[begin Data for this task]

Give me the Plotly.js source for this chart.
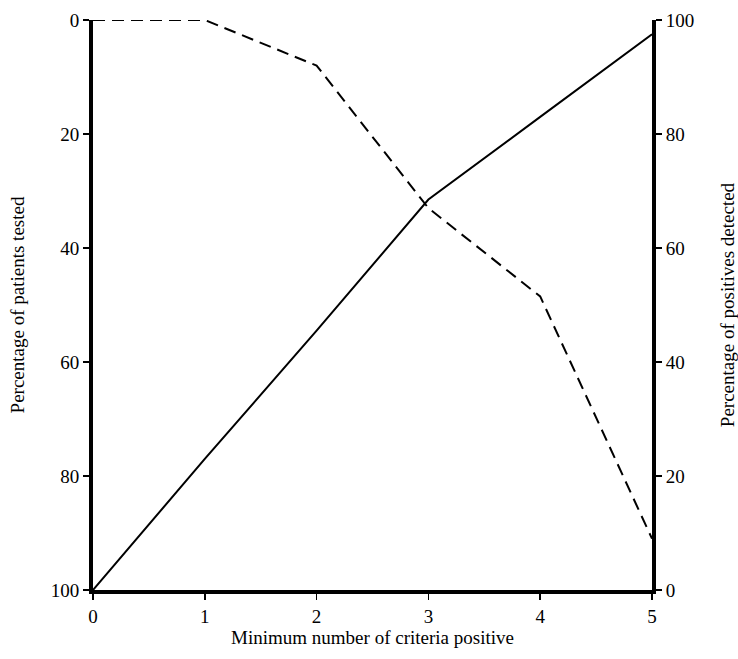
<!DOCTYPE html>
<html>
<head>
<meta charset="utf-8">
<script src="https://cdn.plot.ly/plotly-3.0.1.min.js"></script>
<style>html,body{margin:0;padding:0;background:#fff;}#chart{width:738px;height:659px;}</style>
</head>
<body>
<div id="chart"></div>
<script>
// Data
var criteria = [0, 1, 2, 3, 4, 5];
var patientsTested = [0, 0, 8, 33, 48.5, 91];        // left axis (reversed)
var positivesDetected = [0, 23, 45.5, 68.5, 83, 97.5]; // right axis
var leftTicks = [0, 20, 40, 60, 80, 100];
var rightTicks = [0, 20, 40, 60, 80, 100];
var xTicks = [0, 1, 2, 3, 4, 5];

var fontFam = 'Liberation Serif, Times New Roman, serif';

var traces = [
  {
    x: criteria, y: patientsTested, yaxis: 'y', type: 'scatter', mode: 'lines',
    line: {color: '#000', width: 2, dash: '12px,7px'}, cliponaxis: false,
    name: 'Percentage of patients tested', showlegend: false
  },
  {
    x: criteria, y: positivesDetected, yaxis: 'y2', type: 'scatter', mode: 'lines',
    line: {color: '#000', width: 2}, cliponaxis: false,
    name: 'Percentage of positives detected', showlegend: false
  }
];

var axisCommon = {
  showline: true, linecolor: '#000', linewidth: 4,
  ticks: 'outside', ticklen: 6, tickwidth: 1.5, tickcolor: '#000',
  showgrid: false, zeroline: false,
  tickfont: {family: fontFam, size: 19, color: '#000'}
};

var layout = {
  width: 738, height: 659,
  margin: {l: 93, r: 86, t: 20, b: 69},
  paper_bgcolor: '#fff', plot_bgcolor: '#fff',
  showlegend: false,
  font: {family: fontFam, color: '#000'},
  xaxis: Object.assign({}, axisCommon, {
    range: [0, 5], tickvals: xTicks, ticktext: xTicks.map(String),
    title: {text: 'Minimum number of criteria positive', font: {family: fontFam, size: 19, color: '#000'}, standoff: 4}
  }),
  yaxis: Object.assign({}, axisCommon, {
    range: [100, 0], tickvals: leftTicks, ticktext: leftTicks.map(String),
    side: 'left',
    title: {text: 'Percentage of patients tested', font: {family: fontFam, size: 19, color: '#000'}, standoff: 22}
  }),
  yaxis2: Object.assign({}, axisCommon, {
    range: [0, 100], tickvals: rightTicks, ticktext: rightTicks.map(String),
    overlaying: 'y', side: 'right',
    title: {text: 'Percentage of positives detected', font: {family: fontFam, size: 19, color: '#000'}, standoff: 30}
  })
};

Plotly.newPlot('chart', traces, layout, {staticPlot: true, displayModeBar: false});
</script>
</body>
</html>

[end Data for this task]
[begin Data for this task]

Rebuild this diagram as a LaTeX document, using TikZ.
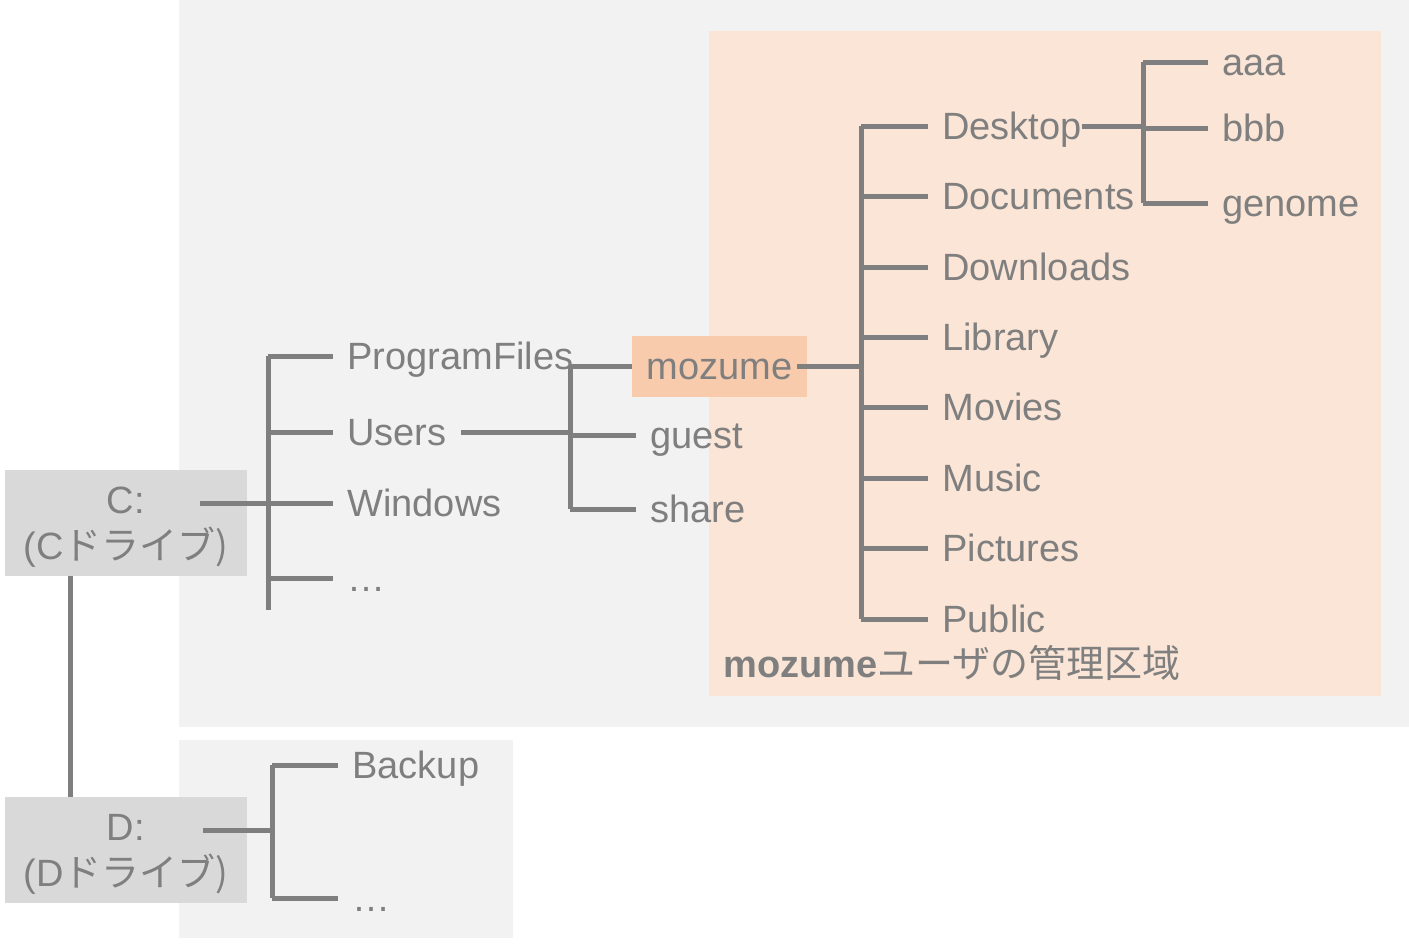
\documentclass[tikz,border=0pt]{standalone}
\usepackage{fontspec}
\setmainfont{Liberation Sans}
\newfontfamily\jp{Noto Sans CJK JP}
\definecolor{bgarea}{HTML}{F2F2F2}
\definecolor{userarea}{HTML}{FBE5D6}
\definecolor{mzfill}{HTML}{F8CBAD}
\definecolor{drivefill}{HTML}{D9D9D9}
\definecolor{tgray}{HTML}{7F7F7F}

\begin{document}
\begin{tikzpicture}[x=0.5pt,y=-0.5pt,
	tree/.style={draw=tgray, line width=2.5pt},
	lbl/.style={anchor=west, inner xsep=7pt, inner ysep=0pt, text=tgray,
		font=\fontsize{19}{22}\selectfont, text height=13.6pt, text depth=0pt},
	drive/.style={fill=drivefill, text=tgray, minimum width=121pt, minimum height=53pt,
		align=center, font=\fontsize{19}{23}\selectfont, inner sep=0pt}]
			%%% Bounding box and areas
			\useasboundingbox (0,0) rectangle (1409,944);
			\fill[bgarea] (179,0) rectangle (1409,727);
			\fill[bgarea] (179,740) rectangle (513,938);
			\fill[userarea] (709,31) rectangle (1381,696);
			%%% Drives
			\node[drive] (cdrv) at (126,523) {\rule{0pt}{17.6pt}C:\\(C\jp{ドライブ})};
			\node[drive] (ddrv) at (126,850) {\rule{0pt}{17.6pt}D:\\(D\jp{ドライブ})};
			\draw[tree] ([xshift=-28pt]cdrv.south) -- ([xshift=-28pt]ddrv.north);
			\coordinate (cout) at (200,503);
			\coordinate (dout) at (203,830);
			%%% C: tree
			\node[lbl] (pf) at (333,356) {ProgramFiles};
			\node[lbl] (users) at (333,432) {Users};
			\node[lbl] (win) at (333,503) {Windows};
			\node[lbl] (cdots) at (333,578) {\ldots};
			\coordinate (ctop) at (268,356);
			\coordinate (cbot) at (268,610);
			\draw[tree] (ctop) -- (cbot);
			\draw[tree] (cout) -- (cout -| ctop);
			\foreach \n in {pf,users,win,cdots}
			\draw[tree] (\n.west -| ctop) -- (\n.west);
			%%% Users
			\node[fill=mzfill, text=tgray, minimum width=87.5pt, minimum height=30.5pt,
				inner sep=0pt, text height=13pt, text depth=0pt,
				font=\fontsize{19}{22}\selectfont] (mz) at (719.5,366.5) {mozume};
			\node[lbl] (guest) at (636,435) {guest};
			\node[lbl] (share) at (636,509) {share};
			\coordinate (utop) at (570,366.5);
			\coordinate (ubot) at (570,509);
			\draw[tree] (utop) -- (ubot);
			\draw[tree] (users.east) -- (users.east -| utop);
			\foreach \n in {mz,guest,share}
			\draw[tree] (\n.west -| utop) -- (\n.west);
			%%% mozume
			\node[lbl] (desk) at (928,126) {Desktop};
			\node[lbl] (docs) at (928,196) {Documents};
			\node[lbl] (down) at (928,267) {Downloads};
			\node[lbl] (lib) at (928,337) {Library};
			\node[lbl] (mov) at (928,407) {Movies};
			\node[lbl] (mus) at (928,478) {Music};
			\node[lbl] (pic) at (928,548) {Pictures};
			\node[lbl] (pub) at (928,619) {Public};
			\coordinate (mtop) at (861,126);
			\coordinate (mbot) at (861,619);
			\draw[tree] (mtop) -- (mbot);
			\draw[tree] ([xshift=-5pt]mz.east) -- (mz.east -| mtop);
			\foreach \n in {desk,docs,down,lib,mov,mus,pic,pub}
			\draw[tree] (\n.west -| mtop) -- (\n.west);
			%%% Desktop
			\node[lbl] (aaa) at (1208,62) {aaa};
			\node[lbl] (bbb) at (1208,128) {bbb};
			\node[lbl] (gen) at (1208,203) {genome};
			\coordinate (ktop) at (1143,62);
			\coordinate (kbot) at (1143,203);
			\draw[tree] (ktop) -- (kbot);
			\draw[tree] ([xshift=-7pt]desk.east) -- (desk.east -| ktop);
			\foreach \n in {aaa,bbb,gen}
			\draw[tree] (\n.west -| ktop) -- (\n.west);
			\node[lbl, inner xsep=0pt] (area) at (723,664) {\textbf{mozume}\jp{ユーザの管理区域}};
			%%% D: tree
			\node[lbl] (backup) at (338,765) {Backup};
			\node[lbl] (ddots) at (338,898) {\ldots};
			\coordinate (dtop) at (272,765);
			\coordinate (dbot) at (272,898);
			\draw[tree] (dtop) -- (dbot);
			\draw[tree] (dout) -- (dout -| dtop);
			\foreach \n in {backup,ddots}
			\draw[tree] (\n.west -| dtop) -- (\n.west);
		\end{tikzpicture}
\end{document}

[end Data for this task]
[begin Data for this task]

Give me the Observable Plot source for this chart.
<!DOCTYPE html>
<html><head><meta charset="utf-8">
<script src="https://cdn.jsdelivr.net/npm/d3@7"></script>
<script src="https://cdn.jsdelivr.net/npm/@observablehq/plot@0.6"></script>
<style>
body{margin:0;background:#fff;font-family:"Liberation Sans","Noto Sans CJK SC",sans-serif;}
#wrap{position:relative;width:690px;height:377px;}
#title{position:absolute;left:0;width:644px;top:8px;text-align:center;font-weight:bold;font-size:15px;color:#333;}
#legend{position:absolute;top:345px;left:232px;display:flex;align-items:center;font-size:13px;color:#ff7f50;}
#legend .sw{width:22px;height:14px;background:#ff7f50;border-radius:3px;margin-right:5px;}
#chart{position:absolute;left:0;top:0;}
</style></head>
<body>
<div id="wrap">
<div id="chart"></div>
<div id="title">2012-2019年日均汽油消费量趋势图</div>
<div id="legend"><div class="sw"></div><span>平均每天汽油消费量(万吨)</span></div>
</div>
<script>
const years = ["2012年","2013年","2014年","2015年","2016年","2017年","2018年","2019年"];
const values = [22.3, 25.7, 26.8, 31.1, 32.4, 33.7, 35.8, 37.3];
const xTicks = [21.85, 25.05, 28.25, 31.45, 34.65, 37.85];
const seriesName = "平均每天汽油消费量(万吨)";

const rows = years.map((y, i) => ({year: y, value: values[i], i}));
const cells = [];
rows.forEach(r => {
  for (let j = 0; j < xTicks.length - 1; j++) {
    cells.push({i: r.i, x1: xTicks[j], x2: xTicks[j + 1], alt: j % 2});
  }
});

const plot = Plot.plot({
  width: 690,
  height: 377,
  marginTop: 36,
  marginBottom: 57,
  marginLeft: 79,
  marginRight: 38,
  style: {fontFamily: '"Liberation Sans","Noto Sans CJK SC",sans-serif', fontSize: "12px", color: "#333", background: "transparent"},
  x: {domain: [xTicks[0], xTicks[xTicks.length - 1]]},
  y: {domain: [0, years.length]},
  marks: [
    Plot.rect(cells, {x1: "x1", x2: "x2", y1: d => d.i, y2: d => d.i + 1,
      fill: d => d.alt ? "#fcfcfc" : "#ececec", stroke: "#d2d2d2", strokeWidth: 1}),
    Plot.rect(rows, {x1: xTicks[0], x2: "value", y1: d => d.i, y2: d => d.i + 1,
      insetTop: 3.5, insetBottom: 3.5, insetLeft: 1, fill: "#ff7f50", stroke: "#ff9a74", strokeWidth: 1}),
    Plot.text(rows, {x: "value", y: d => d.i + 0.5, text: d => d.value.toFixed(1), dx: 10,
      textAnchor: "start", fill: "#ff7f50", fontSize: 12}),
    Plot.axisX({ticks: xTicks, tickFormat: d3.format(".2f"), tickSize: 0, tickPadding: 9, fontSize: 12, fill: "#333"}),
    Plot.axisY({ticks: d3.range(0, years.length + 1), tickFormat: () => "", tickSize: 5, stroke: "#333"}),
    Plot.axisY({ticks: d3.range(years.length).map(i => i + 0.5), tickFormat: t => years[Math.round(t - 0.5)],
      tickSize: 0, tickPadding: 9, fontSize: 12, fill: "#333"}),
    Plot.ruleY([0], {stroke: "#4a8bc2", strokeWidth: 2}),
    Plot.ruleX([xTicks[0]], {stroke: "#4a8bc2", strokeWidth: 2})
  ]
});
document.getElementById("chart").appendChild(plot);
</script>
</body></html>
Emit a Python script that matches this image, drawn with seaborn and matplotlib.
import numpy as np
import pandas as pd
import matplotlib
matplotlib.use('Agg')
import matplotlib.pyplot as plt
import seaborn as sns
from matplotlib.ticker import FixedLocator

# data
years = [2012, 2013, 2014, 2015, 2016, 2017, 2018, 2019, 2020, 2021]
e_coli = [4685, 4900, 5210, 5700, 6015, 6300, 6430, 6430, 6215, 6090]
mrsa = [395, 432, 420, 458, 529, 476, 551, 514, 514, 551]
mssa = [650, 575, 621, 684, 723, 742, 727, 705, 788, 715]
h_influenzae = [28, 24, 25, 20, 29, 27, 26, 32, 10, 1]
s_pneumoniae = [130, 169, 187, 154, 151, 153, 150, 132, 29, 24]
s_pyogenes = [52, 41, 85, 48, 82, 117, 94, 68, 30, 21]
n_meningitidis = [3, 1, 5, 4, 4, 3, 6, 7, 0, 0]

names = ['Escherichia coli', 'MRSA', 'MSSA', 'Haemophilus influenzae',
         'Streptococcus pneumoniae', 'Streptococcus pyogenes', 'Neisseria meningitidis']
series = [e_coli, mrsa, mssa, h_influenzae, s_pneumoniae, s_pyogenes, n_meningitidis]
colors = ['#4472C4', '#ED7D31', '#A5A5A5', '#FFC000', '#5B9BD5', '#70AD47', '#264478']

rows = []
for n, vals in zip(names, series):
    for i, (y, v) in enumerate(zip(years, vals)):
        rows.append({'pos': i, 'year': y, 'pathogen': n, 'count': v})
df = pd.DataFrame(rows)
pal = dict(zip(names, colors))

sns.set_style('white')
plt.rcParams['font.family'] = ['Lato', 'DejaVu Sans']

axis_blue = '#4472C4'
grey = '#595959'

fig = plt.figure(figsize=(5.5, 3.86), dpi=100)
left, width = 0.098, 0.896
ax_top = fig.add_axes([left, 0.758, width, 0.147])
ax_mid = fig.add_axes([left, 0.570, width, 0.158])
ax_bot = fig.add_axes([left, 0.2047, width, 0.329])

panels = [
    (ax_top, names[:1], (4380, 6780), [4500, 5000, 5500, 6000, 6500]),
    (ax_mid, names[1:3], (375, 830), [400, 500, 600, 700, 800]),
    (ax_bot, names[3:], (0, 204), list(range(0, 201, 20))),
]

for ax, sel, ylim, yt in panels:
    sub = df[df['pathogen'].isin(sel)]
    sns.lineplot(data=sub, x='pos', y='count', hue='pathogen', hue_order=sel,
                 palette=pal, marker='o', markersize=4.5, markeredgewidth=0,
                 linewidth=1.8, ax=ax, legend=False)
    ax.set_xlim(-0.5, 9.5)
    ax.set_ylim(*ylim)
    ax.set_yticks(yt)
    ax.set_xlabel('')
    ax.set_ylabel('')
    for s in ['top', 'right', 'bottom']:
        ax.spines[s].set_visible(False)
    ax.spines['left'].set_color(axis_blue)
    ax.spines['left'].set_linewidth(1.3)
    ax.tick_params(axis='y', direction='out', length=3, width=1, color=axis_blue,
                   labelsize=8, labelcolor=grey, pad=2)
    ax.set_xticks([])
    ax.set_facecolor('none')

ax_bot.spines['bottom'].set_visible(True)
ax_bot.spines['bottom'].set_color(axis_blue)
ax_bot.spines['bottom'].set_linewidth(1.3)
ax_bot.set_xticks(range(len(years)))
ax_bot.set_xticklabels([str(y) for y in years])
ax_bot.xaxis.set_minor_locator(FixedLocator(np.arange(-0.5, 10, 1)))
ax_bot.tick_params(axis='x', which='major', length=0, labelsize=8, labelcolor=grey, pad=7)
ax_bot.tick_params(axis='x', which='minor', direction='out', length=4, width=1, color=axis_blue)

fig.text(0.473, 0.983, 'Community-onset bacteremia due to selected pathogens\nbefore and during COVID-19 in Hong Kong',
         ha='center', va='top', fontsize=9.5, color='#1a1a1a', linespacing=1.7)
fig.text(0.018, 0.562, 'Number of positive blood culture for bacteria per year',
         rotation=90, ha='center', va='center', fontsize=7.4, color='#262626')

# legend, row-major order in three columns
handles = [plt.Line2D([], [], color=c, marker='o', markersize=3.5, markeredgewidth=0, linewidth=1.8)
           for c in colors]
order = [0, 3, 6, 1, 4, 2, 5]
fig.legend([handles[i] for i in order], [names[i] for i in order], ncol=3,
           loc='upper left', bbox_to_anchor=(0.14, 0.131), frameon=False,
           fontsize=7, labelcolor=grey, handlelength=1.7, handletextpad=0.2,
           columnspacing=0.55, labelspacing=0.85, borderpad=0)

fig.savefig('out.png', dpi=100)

[end Data for this task]

Task prompt → Pick out all lines containing the string "Give".

Task solution →
Give me the Plotly.js source for this chart.
Give me the Observable Plot source for this chart.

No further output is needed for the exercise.